Second set highlights do not fail to match the fireworks of the first. Estimated Prophet coils out with snaky and mysterious tendrils. They curve and caress their way through the crowd painting a rich watercolor of stained glass rivers. These waters seep into everything, infusing the experience with the psychedelic unknown – like tipping over a precipice that leads into a great sea of kaleidoscoping fog. After spinning entirely away from Estimated, a subtle jam finds itself launching an Other One that packs infinite intricacy and detail. There are endless featherings of reflection and echoing tremors that peel off of every corner of the music. These rushing rapids send our hearts spinning, completely at a loss to find solid ground. We come out in a wide open terrain where Drums impossibly liquefies the earth beneath us.

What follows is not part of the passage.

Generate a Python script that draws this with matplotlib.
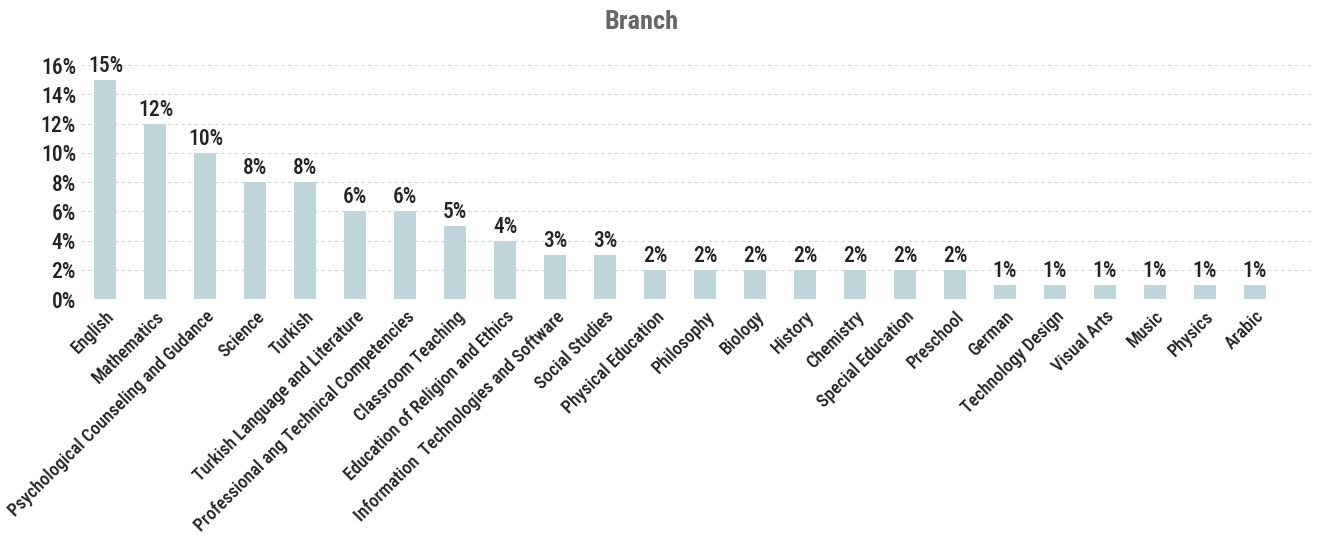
import matplotlib
matplotlib.use("Agg")
import matplotlib.pyplot as plt
from matplotlib import font_manager

names = {f.name for f in font_manager.fontManager.ttflist}
fam = [n for n in ["Liberation Sans Narrow", "Roboto Condensed", "Roboto", "DejaVu Sans"] if n in names]
plt.rcParams['font.family'] = fam

branches = ["English", "Mathematics", "Psychological Counseling and Gudance", "Science", "Turkish",
            "Turkish Language and Literature", "Professional ang Technical Competencies",
            "Classroom Teaching", "Education of Religion and Ethics",
            "Information  Technologies and Software", "Social Studies", "Physical Education",
            "Philosophy", "Biology", "History", "Chemistry", "Special Education", "Preschool",
            "German", "Technology Design", "Visual Arts", "Music", "Physics", "Arabic"]
shares = [15, 12, 10, 8, 8, 6, 6, 5, 4, 3, 3, 2, 2, 2, 2, 2, 2, 2, 1, 1, 1, 1, 1, 1]
yticks = [0, 2, 4, 6, 8, 10, 12, 14, 16]

fig = plt.figure(figsize=(13.36, 5.42), dpi=100)
ax = fig.add_axes([0.061, 0.448, 0.923, 0.432])

x = range(len(branches))
ax.bar(x, shares, width=0.44, color="#bed5da", zorder=2)
for i, v in zip(x, shares):
    ax.text(i, v + 0.2, f"{v}%", ha="center", va="bottom", fontsize=15.5,
            color="#222222", fontweight="medium")

ax.set_xlim(-0.48, 24.2)
ax.set_ylim(0, 16)
ax.set_yticks(yticks)
ax.set_yticklabels([f"{t}%" for t in yticks], fontsize=15.5, color="#222222", fontweight="medium")
ax.set_xticks(list(x))
ax.set_xticklabels(branches, rotation=45, ha="right", rotation_mode="anchor", fontsize=13,
                   color="#222222", fontweight="medium")
ax.tick_params(length=0, pad=4)
ax.tick_params(axis="x", pad=6)
ax.grid(axis="y", color="#d4d4d4", linestyle=(0, (3, 3)), linewidth=0.8, zorder=0)
for s in ax.spines.values():
    s.set_visible(False)

fig.text(0.48, 0.96, "Branch", ha="center", va="center", fontsize=19, color="#666666", fontweight="bold")

fig.savefig("out.png", dpi=100)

This transitions into Not Fade Away and again the music comes to tower over us, performing an endlessly intricate weaving of streaming lights and textures. There's too much music to be coming out of just one band here. Everything is playing off of everything else, and the occasionally whispered reminders of Not Fade Away come and go, teasing us with a knowing smile. Then a segue born upon night mist leads us into Comes A Time.
The juxtaposition of Comes A Time against everything that preceded it demonstrates yet another layer of the Grateful Dead's magic. We are in church again, at complete peace. Every cell of every body sings this prayer together. It's as if we've known it our entire lives. The connections between audience and band are unmistakable, and we expand into another moment that we both wish would never end and goes on forever at the same time.
Comes A Time jams. There is nothing quite comparable to the exit jam section of Comes A Time in 1976-1977. They are a breed unto themselves. Here on 5/9/77 we are spun out into such gorgeous emotional expression that one can barely hold back tears. Things become indescribably beautiful. These are the moments that define the love many of us have for this band.
Sugar Magnolia ends the set with a bang, and then we get treated to an Uncle John's Band encore that closes the evening right back in the happiest of places. We glow with the music. We sing with the band. They proceed to stoke the wild fire embers again as they let the song's 7/8 section blossom into rainbow moons and cascading stars. Sensationally this encore crackles and shines, closing a show that could only have happened in that mythical year of 1977.